In any partnership, each partner must “buy-in” or invest in the partnership. Usually, each partner’s share of the partnership profits and losses is based on his or her percentage share of ownership.
The term “partnership” has changed over the years, as business people have come to add new features to the old business form. These new partnership types are intended to help mitigate liability issues with partnerships. The three most used partnership types are listed here, with their features, to help you decide which type you might want to use.
A general partnership is a partnership with only general partners. Each general partner takes part in the management of the business and also takes responsibility for the liabilities of the business. If one partner is sued, all partners are held liable. General partnerships are the least desirable for this reason.
A limited partnership includes both general partners and limited partners. A limited partner does not participate in the day-to-day management of the partnership and his/her liability is limited.
Limited Liability Partnerships
A limited liability partnership (LLP) is different from a limited partnership or a general partnership but is closer to a limited liability company (LLC).
In the LLP, all partners have limited liability.
An LLP combines characteristics of partnerships and corporations. As in a corporation, all partners in an LLP have limited liability, from errors, omissions, negligence, incompetence, or malpractice committed by other partners or by employees. Of course, any partners involved in wrongful or negligent acts are still personally liable, but other partners are protected from liability for those acts.
LLC or Partnership?
In recent years, the limited liability company has supplanted the general partnership and the limited partnership, because of the limits of liability. But there are still cases in professional practices in which some partners want to be limited in scope of duties and they just want to invest, having the liability protection.
You might have also considered setting up your multiple-person business as an LLC. While a multiple-member (owner) LLC is taxed like a partnership, there are differences in liability and in other ownership provisions.

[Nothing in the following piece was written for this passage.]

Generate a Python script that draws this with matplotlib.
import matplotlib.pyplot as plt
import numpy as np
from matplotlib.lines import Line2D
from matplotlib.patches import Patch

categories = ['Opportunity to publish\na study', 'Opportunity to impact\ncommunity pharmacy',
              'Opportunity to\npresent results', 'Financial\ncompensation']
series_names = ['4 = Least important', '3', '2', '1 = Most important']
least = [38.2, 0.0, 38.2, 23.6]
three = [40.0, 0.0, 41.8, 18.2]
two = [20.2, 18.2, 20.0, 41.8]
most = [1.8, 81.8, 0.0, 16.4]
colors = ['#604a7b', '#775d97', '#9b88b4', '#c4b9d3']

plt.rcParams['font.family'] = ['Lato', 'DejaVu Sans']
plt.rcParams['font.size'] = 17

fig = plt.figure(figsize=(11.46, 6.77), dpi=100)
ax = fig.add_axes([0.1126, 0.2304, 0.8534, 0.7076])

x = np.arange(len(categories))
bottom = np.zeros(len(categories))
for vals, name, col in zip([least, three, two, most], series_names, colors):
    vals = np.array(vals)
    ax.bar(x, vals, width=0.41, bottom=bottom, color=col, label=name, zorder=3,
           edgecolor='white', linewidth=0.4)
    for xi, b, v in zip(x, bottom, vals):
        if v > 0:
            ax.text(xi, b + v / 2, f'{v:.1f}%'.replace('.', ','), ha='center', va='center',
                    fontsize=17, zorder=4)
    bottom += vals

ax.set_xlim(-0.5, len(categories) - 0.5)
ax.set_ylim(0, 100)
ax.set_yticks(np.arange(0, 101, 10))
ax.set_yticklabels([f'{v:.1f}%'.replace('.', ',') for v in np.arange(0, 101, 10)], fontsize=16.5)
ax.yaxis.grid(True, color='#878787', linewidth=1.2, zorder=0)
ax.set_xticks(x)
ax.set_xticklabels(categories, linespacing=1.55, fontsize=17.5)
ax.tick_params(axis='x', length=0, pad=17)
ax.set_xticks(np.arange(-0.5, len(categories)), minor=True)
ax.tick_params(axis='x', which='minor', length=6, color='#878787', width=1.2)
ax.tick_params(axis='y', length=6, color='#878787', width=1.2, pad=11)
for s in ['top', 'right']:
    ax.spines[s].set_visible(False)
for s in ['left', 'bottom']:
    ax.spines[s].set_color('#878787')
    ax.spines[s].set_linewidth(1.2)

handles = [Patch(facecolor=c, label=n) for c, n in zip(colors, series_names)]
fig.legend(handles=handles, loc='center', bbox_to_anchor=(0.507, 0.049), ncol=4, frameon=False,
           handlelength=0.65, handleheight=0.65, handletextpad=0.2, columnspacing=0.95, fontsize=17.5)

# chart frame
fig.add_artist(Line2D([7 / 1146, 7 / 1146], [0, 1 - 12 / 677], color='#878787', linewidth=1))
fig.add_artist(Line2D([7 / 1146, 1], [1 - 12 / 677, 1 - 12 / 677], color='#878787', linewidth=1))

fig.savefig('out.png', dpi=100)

Read more about the differences between an LLC and partnership.
Types of Partners
Just to confuse the issue, a partnership can have different types of partners – general partners and limited partners. There can be both types of partners in any type of partnership except for the general partnership, which has only general partners. Briefly, the two types of partners:
- General partners, who invest in the partnership, participate in the day-to-day operations and are liable for debts and lawsuits of the partnership
- Limited partners, who invest in the partnership but who have no participation in day-to-day operations and who are not usually considered to have liability.

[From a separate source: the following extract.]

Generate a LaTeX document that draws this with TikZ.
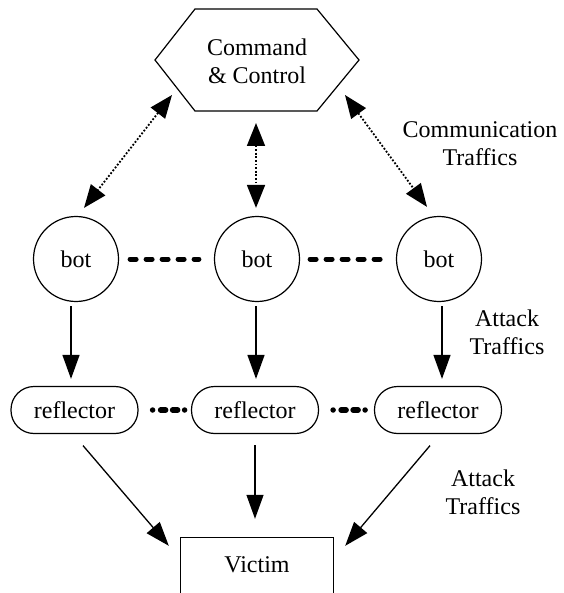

Partnerships and Tax Issues
As you are considering partnership type, you should also consider how a partnership (and a multiple-member LLC) is taxed. The partnership, as a whole, files an information return on Form 1065 and the individual partners receive a Schedule K-1 showing the share of the partnership profits or losses for the year.
This is a general overview of these partnership types. This article describes the steps to starting a partnership.
When considering the appropriate type of partnership, liability is the key word. Prior to any formalized arrangement, each party should put forward their expectations concerning profit sharing and liability in clear terms. Aligning on the risk and return is the first step to moving forward in any professional business relationships at the ownership level.